### MATERIAL PROVIDED ###

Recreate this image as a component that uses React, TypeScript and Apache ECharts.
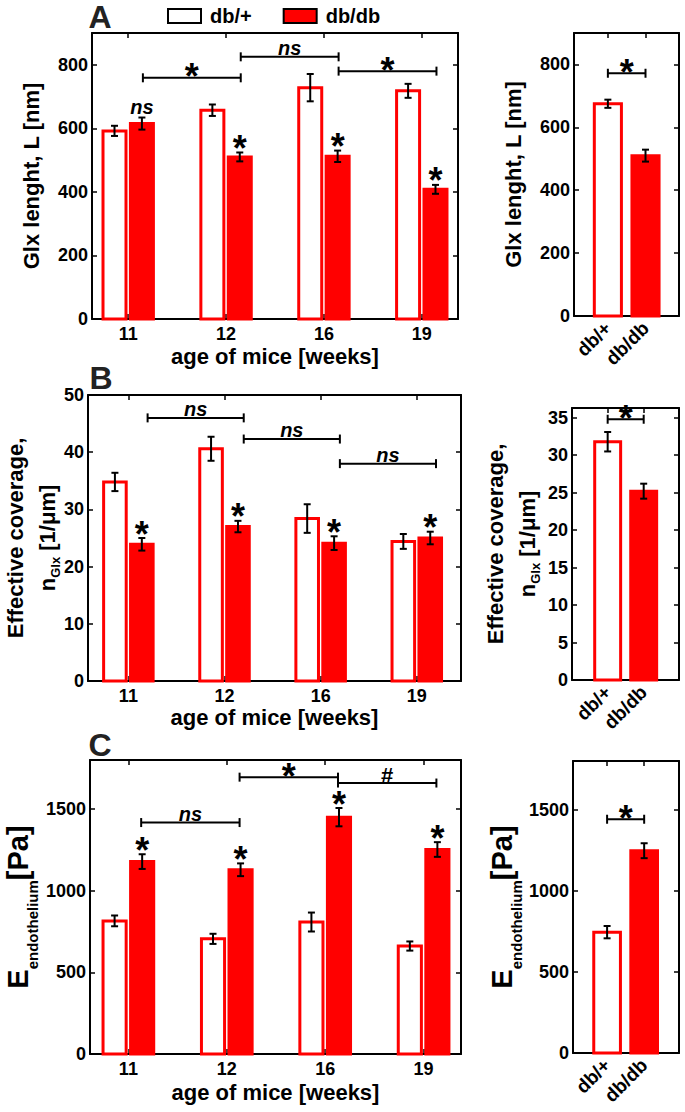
import React, { useEffect, useRef } from 'react';
import * as echarts from 'echarts';

const FONT = "'Liberation Sans', Arial, Helvetica, sans-serif";

// ---------- data ----------
const weeks = ['11', '12', '16', '19'];
const groups = ['db/+', 'db/db'];

// Panel A: glycocalyx length [nm]
const lengthHet = [592, 657, 728, 718];
const lengthHetErr = [16, 18, 43, 22];
const lengthDb = [615, 510, 512, 408];
const lengthDbErr = [19, 14, 18, 14];
const lengthDbMarks = ['ns', '*', '*', '*'];
const lengthPooled = [675, 510];
const lengthPooledErr = [13, 19];
const lengthTicks = [0, 200, 400, 600, 800];
const lengthBrackets = [
  { from: '11', to: '12', y: 759, text: '*' },
  { from: '12', to: '16', y: 825, text: 'ns' },
  { from: '16', to: '19', y: 780, text: '*' },
];
const lengthPooledBrackets = [{ from: 'db/+', to: 'db/db', y: 772, text: '*' }];

// Panel B: effective coverage [1/um]
const coverageHet = [34.8, 40.6, 28.4, 24.4];
const coverageHetErr = [1.6, 2.1, 2.5, 1.3];
const coverageDb = [23.9, 27.0, 24.1, 25.0];
const coverageDbErr = [1.1, 1.0, 1.2, 1.1];
const coverageDbMarks = ['*', '*', '*', '*'];
const coveragePooled = [31.8, 25.2];
const coveragePooledErr = [1.3, 1.0];
const coverageTicks = [0, 10, 20, 30, 40, 50];
const coveragePooledTicks = [0, 5, 10, 15, 20, 25, 30, 35];
const coverageBrackets = [
  { from: '11', to: '12', y: 46.0, text: 'ns' },
  { from: '12', to: '16', y: 42.3, text: 'ns' },
  { from: '16', to: '19', y: 38.0, text: 'ns' },
];
const coveragePooledBrackets = [{ from: 'db/+', to: 'db/db', y: 34.8, text: '*' }];

// Panel C: endothelium modulus [Pa]
const modulusHet = [815, 705, 808, 661];
const modulusHetErr = [33, 31, 58, 28];
const modulusDb = [1178, 1128, 1450, 1252];
const modulusDbErr = [45, 39, 56, 45];
const modulusDbMarks = ['*', '*', '*', '*'];
const modulusPooled = [745, 1247];
const modulusPooledErr = [38, 46];
const modulusTicks = [0, 500, 1000, 1500];
const modulusBrackets = [
  { from: '11', to: '12', y: 1417, text: 'ns' },
  { from: '12', to: '16', y: 1695, text: '*' },
  { from: '16', to: '19', y: 1659, text: '#' },
];
const modulusPooledBrackets = [{ from: 'db/+', to: 'db/db', y: 1441, text: '*' }];

// ---------- helpers ----------
type Bracket = { from: string; to: string; y: number; text: string };

const RED = '#ff0000';

function barSeries(name: string, gi: number, data: number[][], offset: number, halfW: number, fill: string) {
  return {
    type: 'custom',
    name,
    xAxisIndex: gi * 2,
    yAxisIndex: gi * 2,
    data,
    encode: { x: 0, y: 1 },
    itemStyle: { color: fill },
    z: 3,
    renderItem: (params: any, api: any) => {
      const x = api.value(0) + offset;
      const v = api.value(1);
      const e = api.value(2);
      const p0 = api.coord([x - halfW, 0]);
      const p1 = api.coord([x + halfW, v]);
      const eLo = api.coord([x, v - e]);
      const eHi = api.coord([x, v + e]);
      const cap = 3.5;
      const line = (x1: number, y1: number, x2: number, y2: number) => ({
        type: 'line',
        shape: { x1, y1, x2, y2 },
        style: { stroke: '#000', lineWidth: 2 },
      });
      return {
        type: 'group',
        children: [
          {
            type: 'rect',
            shape: { x: p0[0], y: p1[1], width: p1[0] - p0[0], height: p0[1] - p1[1] },
            style: { fill, stroke: RED, lineWidth: 3 },
          },
          line(eLo[0], eLo[1], eHi[0], eHi[1]),
          line(eLo[0] - cap, eLo[1], eLo[0] + cap, eLo[1]),
          line(eHi[0] - cap, eHi[1], eHi[0] + cap, eHi[1]),
        ],
      };
    },
  };
}

function textStyleFor(text: string) {
  if (text === '*') return { fontSize: 36, fontWeight: 'bold', fontStyle: 'normal' };
  if (text === '#') return { fontSize: 22, fontWeight: 'bold', fontStyle: 'normal' };
  return { fontSize: 20, fontWeight: 'bold', fontStyle: 'italic' };
}

function markSeries(gi: number, data: number[][], offset: number, marks: string[]) {
  return {
    type: 'custom',
    xAxisIndex: gi * 2,
    yAxisIndex: gi * 2,
    data,
    encode: { x: 0, y: 1 },
    z: 4,
    silent: true,
    renderItem: (params: any, api: any) => {
      const x = api.value(0) + offset;
      const top = api.value(1) + api.value(2);
      const p = api.coord([x, top]);
      const text = marks[params.dataIndex];
      const dy = text === '*' ? -4 : -11;
      return {
        type: 'text',
        x: p[0],
        y: p[1] + dy,
        style: {
          text,
          fill: '#000',
          fontFamily: FONT,
          ...textStyleFor(text),
          align: 'center',
          verticalAlign: 'middle',
        },
      };
    },
  };
}

function bracketSeries(gi: number, brackets: Bracket[], cats: string[], off: number) {
  const data = brackets.map((b) => [cats.indexOf(b.from) + 1 + off, cats.indexOf(b.to) + 1 + off, b.y]);
  return {
    type: 'custom',
    xAxisIndex: gi * 2,
    yAxisIndex: gi * 2,
    data,
    encode: { x: [0, 1], y: 2 },
    z: 4,
    silent: true,
    renderItem: (params: any, api: any) => {
      const a = api.coord([api.value(0), api.value(2)]);
      const b = api.coord([api.value(1), api.value(2)]);
      const text = brackets[params.dataIndex].text;
      const st = { stroke: '#000', lineWidth: 2 };
      const h = 4.5;
      const dy = text === '*' ? -1 : text === '#' ? -8 : -9;
      return {
        type: 'group',
        children: [
          { type: 'line', shape: { x1: a[0], y1: a[1], x2: b[0], y2: b[1] }, style: st },
          { type: 'line', shape: { x1: a[0], y1: a[1] - h, x2: a[0], y2: a[1] + h }, style: st },
          { type: 'line', shape: { x1: b[0], y1: b[1] - h, x2: b[0], y2: b[1] + h }, style: st },
          {
            type: 'text',
            x: (a[0] + b[0]) / 2,
            y: a[1] + dy,
            style: {
              text,
              fill: '#000',
              fontFamily: FONT,
              ...textStyleFor(text),
              align: 'center',
              verticalAlign: 'middle',
            },
          },
        ],
      };
    },
  };
}

const axisLine = { show: true, onZero: false, lineStyle: { color: '#000', width: 2 } };
const tickStyle = { color: '#000', width: 1.5 };

function xAxes(gi: number, min: number, max: number, labels: string[], pooled: boolean, nameGap: number) {
  const ticks = labels.map((_, i) => i + 1);
  return [
    {
      gridIndex: gi,
      type: 'value',
      position: 'bottom',
      min,
      max,
      axisLine,
      splitLine: { show: false },
      axisTick: { show: true, inside: true, length: 5, lineStyle: tickStyle, customValues: ticks },
      axisLabel: {
        customValues: ticks,
        formatter: (v: number) => labels[Math.round(v) - 1] ?? '',
        color: '#000',
        fontFamily: FONT,
        fontWeight: 'bold',
        fontSize: pooled ? 19 : 18,
        margin: pooled ? 9 : 6,
        rotate: pooled ? 45 : 0,
      },
      name: pooled ? '' : 'age of mice [weeks]',
      nameLocation: 'middle',
      nameGap,
      nameMoveOverlap: false,
      nameTextStyle: { color: '#000', fontFamily: FONT, fontWeight: 'bold', fontSize: 22 },
    },
    {
      gridIndex: gi,
      type: 'value',
      position: 'top',
      min,
      max,
      axisLine,
      splitLine: { show: false },
      axisTick: { show: true, inside: true, length: 5, lineStyle: tickStyle, customValues: ticks },
      axisLabel: { show: false },
    },
  ];
}

function yAxes(gi: number, max: number, ticks: number[], name: string, nameGap: number, rich?: any, lineHeight?: number) {
  return [
    {
      gridIndex: gi,
      type: 'value',
      position: 'left',
      min: 0,
      max,
      axisLine,
      splitLine: { show: false },
      axisTick: { show: true, inside: true, length: 5, lineStyle: tickStyle, customValues: ticks },
      axisLabel: {
        customValues: ticks,
        formatter: (v: number) => String(v),
        color: '#000',
        fontFamily: FONT,
        fontWeight: 'bold',
        fontSize: 18,
        margin: 4,
      },
      name,
      nameLocation: 'middle',
      nameRotate: 90,
      nameGap,
      nameMoveOverlap: false,
      nameTextStyle: {
        color: '#000',
        fontFamily: FONT,
        fontWeight: 'bold',
        fontSize: 22,
        ...(lineHeight ? { lineHeight } : {}),
        ...(rich ? { rich } : {}),
      },
    },
    {
      gridIndex: gi,
      type: 'value',
      position: 'right',
      min: 0,
      max,
      axisLine,
      splitLine: { show: false },
      axisTick: { show: true, inside: true, length: 5, lineStyle: tickStyle, customValues: ticks },
      axisLabel: { show: false },
    },
  ];
}

function mainPanel(gi: number, het: number[], hetErr: number[], db: number[], dbErr: number[], marks: string[], brackets: Bracket[], bracketOff: number) {
  const hetData = weeks.map((_, i) => [i + 1, het[i], hetErr[i]]);
  const dbData = weeks.map((_, i) => [i + 1, db[i], dbErr[i]]);
  const halfW = 0.1175;
  return [
    barSeries(groups[0], gi, hetData, -0.14, halfW, '#ffffff'),
    barSeries(groups[1], gi, dbData, 0.14, halfW, RED),
    markSeries(gi, dbData, 0.14, marks),
    bracketSeries(gi, brackets, weeks, bracketOff),
  ];
}

function pooledPanel(gi: number, vals: number[], errs: number[], brackets: Bracket[]) {
  const halfW = 0.36;
  return [
    barSeries(groups[0], gi, [[1, vals[0], errs[0]]], 0, halfW, '#ffffff'),
    barSeries(groups[1], gi, [[2, vals[1], errs[1]]], 0, halfW, RED),
    bracketSeries(gi, brackets, groups, 0),
  ];
}

const richCoverage = {
  n: { fontFamily: FONT, fontWeight: 'bold', fontSize: 22, lineHeight: 26, verticalAlign: 'top' },
  sub: { fontFamily: FONT, fontWeight: 'bold', fontSize: 13, lineHeight: 10, verticalAlign: 'bottom' },
};
const richModulus = {
  E: { fontFamily: FONT, fontWeight: 'bold', fontSize: 29, lineHeight: 37, verticalAlign: 'top' },
  sub: { fontFamily: FONT, fontWeight: 'bold', fontSize: 15, lineHeight: 12, verticalAlign: 'bottom' },
};

function buildOption() {
  const g = (left: number, top: number, width: number, height: number) => ({
    left,
    top,
    width,
    height,
    outerBoundsMode: 'none',
    containLabel: false,
  });
  const grid = [
    g(92, 33, 366, 286),
    g(574, 33, 105, 283),
    g(88, 395, 373, 286),
    g(572, 408, 107, 272),
    g(90, 760, 371, 294),
    g(573, 761, 106, 292),
  ];
  const xAxis = [
    ...xAxes(0, 0.63, 4.37, weeks, false, 26),
    ...xAxes(1, 0.1, 2.89, groups, true, 0),
    ...xAxes(2, 0.58, 4.46, weeks, false, 25),
    ...xAxes(3, 0.01, 2.98, groups, true, 0),
    ...xAxes(4, 0.61, 4.38, weeks, false, 27),
    ...xAxes(5, 0.08, 2.94, groups, true, 0),
  ];
  const coverageName = 'Effective coverage,\n{n|n}{sub|Glx}{n| [1/\u03bcm]}';
  const modulusName = '{E|E}{sub|endothelium}{E|[Pa]}';
  const yAxis = [
    ...yAxes(0, 900, lengthTicks, 'Glx lenght, L [nm]', 50),
    ...yAxes(1, 900, lengthTicks, 'Glx lenght, L [nm]', 50),
    ...yAxes(2, 50, coverageTicks, coverageName, 26, richCoverage, 42),
    ...yAxes(3, 36.3, coveragePooledTicks, coverageName, 30, richCoverage, 42),
    ...yAxes(4, 1800, modulusTicks, modulusName, 50, richModulus),
    ...yAxes(5, 1800, modulusTicks, modulusName, 49, richModulus),
  ];
  const series = [
    ...mainPanel(0, lengthHet, lengthHetErr, lengthDb, lengthDbErr, lengthDbMarks, lengthBrackets, 0.15),
    ...pooledPanel(1, lengthPooled, lengthPooledErr, lengthPooledBrackets),
    ...mainPanel(2, coverageHet, coverageHetErr, coverageDb, coverageDbErr, coverageDbMarks, coverageBrackets, 0.2),
    ...pooledPanel(3, coveragePooled, coveragePooledErr, coveragePooledBrackets),
    ...mainPanel(4, modulusHet, modulusHetErr, modulusDb, modulusDbErr, modulusDbMarks, modulusBrackets, 0.13),
    ...pooledPanel(5, modulusPooled, modulusPooledErr, modulusPooledBrackets),
  ];
  const letter = (t: string, x: number, y: number) => ({
    type: 'text',
    x,
    y,
    style: {
      text: t,
      fill: '#222',
      fontFamily: FONT,
      fontWeight: 'bold',
      fontSize: 32,
      align: 'center',
      verticalAlign: 'middle',
    },
  });
  return {
    animation: false,
    backgroundColor: '#ffffff',
    grid,
    xAxis,
    yAxis,
    series,
    legend: {
      left: 167,
      top: 6,
      padding: 0,
      itemWidth: 33,
      itemHeight: 14,
      itemGap: 31,
      selectedMode: false,
      data: [
        { name: groups[0], icon: 'rect', itemStyle: { color: '#ffffff', borderColor: '#000', borderWidth: 2 } },
        { name: groups[1], icon: 'rect', itemStyle: { color: RED, borderColor: '#000', borderWidth: 2 } },
      ],
      textStyle: { fontFamily: FONT, fontWeight: 'bold', fontSize: 20, color: '#000', padding: [0, 0, 0, 4] },
    },
    graphic: [letter('A', 100, 17), letter('B', 101, 378), letter('C', 100, 745)],
  };
}

export default function App() {
  const ref = useRef<HTMLDivElement>(null);
  useEffect(() => {
    if (!ref.current) return;
    const chart = echarts.init(ref.current, undefined, { renderer: 'svg' });
    chart.setOption(buildOption() as any);
    return () => chart.dispose();
  }, []);
  return (
    <div
      ref={ref}
      style={{ position: 'absolute', left: 0, top: 0, width: 685, height: 1112, background: '#fff' }}
    />
  );
}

###

● PROMPT
Reproduce the data above word for word from its first line through the line that holds "const groups = ['db/+', 'db/db'];", both ends included; skip pictures.

● SOLUTION FOR THIS TASK
Recreate this image as a component that uses React, TypeScript and Apache ECharts.
import React, { useEffect, useRef } from 'react';
import * as echarts from 'echarts';

const FONT = "'Liberation Sans', Arial, Helvetica, sans-serif";

// ---------- data ----------
const weeks = ['11', '12', '16', '19'];
const groups = ['db/+', 'db/db'];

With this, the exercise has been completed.